Transcribe each line of the material as it is, and drop any picture.

——————————

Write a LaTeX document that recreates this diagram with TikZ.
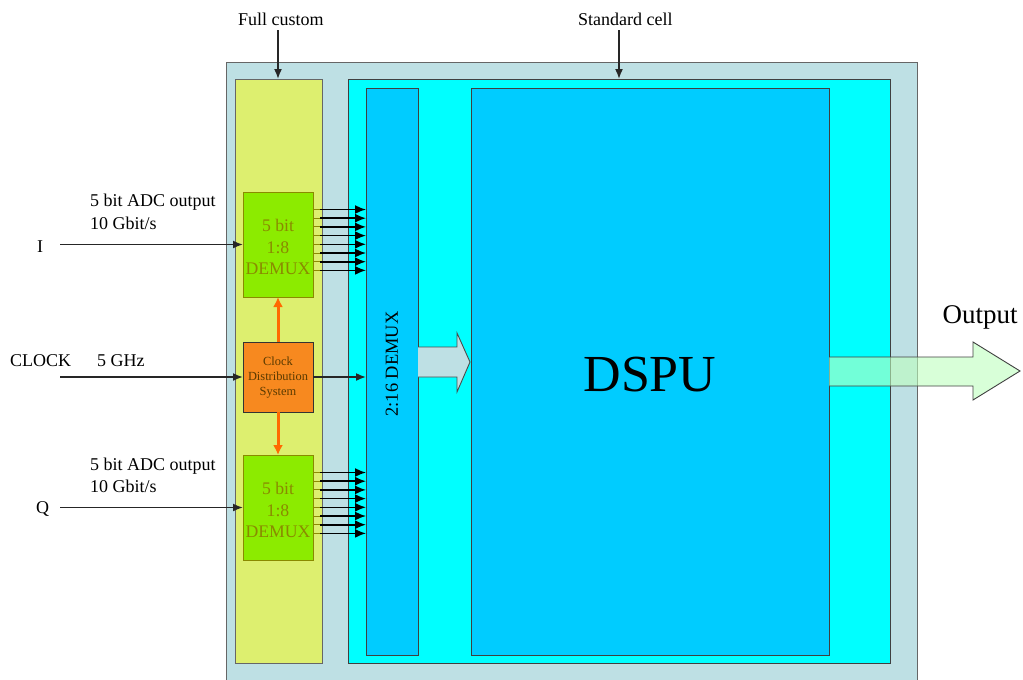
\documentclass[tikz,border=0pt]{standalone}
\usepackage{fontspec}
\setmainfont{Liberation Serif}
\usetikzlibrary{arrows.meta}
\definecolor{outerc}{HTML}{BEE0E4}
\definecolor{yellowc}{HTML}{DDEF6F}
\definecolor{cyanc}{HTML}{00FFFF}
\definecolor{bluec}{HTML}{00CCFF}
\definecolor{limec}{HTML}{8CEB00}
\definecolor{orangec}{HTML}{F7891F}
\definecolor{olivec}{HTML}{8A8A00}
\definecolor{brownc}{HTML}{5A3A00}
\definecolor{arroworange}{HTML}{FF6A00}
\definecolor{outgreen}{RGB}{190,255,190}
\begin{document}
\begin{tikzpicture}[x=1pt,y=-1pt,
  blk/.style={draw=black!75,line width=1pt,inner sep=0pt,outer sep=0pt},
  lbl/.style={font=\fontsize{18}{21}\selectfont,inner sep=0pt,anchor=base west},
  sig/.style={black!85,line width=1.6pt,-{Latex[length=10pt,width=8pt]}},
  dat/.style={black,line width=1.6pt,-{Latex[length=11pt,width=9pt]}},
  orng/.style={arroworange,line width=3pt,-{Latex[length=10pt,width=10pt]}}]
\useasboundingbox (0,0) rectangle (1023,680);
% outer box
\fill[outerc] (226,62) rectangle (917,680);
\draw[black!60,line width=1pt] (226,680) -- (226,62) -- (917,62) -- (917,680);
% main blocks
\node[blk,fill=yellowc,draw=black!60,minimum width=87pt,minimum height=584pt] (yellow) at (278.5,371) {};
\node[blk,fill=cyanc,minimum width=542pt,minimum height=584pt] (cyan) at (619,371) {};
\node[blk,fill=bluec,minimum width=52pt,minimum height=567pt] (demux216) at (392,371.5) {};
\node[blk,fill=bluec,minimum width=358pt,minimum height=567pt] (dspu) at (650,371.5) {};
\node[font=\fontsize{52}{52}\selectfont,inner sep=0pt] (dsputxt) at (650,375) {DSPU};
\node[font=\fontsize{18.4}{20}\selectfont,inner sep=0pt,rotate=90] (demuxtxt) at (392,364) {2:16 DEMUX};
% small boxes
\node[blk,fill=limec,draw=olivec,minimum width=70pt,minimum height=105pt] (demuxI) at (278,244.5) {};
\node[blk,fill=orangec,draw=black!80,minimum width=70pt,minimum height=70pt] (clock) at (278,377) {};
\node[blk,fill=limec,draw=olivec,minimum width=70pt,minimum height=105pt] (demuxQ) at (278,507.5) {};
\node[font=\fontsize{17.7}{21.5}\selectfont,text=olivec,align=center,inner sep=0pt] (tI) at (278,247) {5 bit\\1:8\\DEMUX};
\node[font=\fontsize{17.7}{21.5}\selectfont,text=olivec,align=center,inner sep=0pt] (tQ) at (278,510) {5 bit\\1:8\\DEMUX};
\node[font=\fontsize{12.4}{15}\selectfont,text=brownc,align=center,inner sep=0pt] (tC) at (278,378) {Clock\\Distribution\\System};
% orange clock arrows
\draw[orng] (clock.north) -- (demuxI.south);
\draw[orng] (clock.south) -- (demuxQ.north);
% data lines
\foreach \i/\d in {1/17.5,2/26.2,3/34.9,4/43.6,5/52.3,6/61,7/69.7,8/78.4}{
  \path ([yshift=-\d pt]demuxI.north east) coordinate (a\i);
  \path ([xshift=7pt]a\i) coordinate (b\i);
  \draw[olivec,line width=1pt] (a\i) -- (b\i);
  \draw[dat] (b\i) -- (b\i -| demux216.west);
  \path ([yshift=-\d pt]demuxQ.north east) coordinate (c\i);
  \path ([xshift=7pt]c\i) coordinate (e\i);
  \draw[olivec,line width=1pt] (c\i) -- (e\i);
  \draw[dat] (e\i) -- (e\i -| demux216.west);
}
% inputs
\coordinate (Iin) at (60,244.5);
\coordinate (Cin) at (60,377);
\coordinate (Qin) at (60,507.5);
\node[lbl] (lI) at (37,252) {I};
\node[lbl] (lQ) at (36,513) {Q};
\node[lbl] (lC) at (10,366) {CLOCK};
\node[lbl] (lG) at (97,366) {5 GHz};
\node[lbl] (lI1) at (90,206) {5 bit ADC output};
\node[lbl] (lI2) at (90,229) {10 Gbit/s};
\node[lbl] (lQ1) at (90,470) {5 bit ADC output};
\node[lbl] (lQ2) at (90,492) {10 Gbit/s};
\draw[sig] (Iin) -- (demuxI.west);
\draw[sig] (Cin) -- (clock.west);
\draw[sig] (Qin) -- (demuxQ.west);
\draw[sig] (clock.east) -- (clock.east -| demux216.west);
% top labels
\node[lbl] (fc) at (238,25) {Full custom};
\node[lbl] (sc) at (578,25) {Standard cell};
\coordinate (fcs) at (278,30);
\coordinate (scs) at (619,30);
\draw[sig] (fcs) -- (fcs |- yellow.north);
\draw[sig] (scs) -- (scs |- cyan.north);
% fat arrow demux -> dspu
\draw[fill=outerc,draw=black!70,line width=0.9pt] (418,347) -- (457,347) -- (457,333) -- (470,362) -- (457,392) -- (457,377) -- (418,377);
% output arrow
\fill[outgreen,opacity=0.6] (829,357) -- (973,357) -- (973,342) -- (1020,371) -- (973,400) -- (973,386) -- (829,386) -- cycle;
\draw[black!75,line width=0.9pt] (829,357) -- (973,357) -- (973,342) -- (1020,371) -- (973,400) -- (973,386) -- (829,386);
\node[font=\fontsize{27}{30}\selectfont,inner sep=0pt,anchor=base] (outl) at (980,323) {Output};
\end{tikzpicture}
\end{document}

——————————

Expected output:
Write a LaTeX document that recreates this diagram with TikZ.
\documentclass[tikz,border=0pt]{standalone}
\usepackage{fontspec}
\setmainfont{Liberation Serif}
\usetikzlibrary{arrows.meta}
\definecolor{outerc}{HTML}{BEE0E4}
\definecolor{yellowc}{HTML}{DDEF6F}
\definecolor{cyanc}{HTML}{00FFFF}
\definecolor{bluec}{HTML}{00CCFF}
\definecolor{limec}{HTML}{8CEB00}
\definecolor{orangec}{HTML}{F7891F}
\definecolor{olivec}{HTML}{8A8A00}
\definecolor{brownc}{HTML}{5A3A00}
\definecolor{arroworange}{HTML}{FF6A00}
\definecolor{outgreen}{RGB}{190,255,190}
\begin{document}
\begin{tikzpicture}[x=1pt,y=-1pt,
  blk/.style={draw=black!75,line width=1pt,inner sep=0pt,outer sep=0pt},
  lbl/.style={font=\fontsize{18}{21}\selectfont,inner sep=0pt,anchor=base west},
  sig/.style={black!85,line width=1.6pt,-{Latex[length=10pt,width=8pt]}},
  dat/.style={black,line width=1.6pt,-{Latex[length=11pt,width=9pt]}},
  orng/.style={arroworange,line width=3pt,-{Latex[length=10pt,width=10pt]}}]
\useasboundingbox (0,0) rectangle (1023,680);
% outer box
\fill[outerc] (226,62) rectangle (917,680);
\draw[black!60,line width=1pt] (226,680) -- (226,62) -- (917,62) -- (917,680);
% main blocks
\node[blk,fill=yellowc,draw=black!60,minimum width=87pt,minimum height=584pt] (yellow) at (278.5,371) {};
\node[blk,fill=cyanc,minimum width=542pt,minimum height=584pt] (cyan) at (619,371) {};
\node[blk,fill=bluec,minimum width=52pt,minimum height=567pt] (demux216) at (392,371.5) {};
\node[blk,fill=bluec,minimum width=358pt,minimum height=567pt] (dspu) at (650,371.5) {};
\node[font=\fontsize{52}{52}\selectfont,inner sep=0pt] (dsputxt) at (650,375) {DSPU};
\node[font=\fontsize{18.4}{20}\selectfont,inner sep=0pt,rotate=90] (demuxtxt) at (392,364) {2:16 DEMUX};
% small boxes
\node[blk,fill=limec,draw=olivec,minimum width=70pt,minimum height=105pt] (demuxI) at (278,244.5) {};
\node[blk,fill=orangec,draw=black!80,minimum width=70pt,minimum height=70pt] (clock) at (278,377) {};
\node[blk,fill=limec,draw=olivec,minimum width=70pt,minimum height=105pt] (demuxQ) at (278,507.5) {};
\node[font=\fontsize{17.7}{21.5}\selectfont,text=olivec,align=center,inner sep=0pt] (tI) at (278,247) {5 bit\\1:8\\DEMUX};
\node[font=\fontsize{17.7}{21.5}\selectfont,text=olivec,align=center,inner sep=0pt] (tQ) at (278,510) {5 bit\\1:8\\DEMUX};
\node[font=\fontsize{12.4}{15}\selectfont,text=brownc,align=center,inner sep=0pt] (tC) at (278,378) {Clock\\Distribution\\System};
% orange clock arrows
\draw[orng] (clock.north) -- (demuxI.south);
\draw[orng] (clock.south) -- (demuxQ.north);
% data lines
\foreach \i/\d in {1/17.5,2/26.2,3/34.9,4/43.6,5/52.3,6/61,7/69.7,8/78.4}{
  \path ([yshift=-\d pt]demuxI.north east) coordinate (a\i);
  \path ([xshift=7pt]a\i) coordinate (b\i);
  \draw[olivec,line width=1pt] (a\i) -- (b\i);
  \draw[dat] (b\i) -- (b\i -| demux216.west);
  \path ([yshift=-\d pt]demuxQ.north east) coordinate (c\i);
  \path ([xshift=7pt]c\i) coordinate (e\i);
  \draw[olivec,line width=1pt] (c\i) -- (e\i);
  \draw[dat] (e\i) -- (e\i -| demux216.west);
}
% inputs
\coordinate (Iin) at (60,244.5);
\coordinate (Cin) at (60,377);
\coordinate (Qin) at (60,507.5);
\node[lbl] (lI) at (37,252) {I};
\node[lbl] (lQ) at (36,513) {Q};
\node[lbl] (lC) at (10,366) {CLOCK};
\node[lbl] (lG) at (97,366) {5 GHz};
\node[lbl] (lI1) at (90,206) {5 bit ADC output};
\node[lbl] (lI2) at (90,229) {10 Gbit/s};
\node[lbl] (lQ1) at (90,470) {5 bit ADC output};
\node[lbl] (lQ2) at (90,492) {10 Gbit/s};
\draw[sig] (Iin) -- (demuxI.west);
\draw[sig] (Cin) -- (clock.west);
\draw[sig] (Qin) -- (demuxQ.west);
\draw[sig] (clock.east) -- (clock.east -| demux216.west);
% top labels
\node[lbl] (fc) at (238,25) {Full custom};
\node[lbl] (sc) at (578,25) {Standard cell};
\coordinate (fcs) at (278,30);
\coordinate (scs) at (619,30);
\draw[sig] (fcs) -- (fcs |- yellow.north);
\draw[sig] (scs) -- (scs |- cyan.north);
% fat arrow demux -> dspu
\draw[fill=outerc,draw=black!70,line width=0.9pt] (418,347) -- (457,347) -- (457,333) -- (470,362) -- (457,392) -- (457,377) -- (418,377);
% output arrow
\fill[outgreen,opacity=0.6] (829,357) -- (973,357) -- (973,342) -- (1020,371) -- (973,400) -- (973,386) -- (829,386) -- cycle;
\draw[black!75,line width=0.9pt] (829,357) -- (973,357) -- (973,342) -- (1020,371) -- (973,400) -- (973,386) -- (829,386);
\node[font=\fontsize{27}{30}\selectfont,inner sep=0pt,anchor=base] (outl) at (980,323) {Output};
\end{tikzpicture}
\end{document}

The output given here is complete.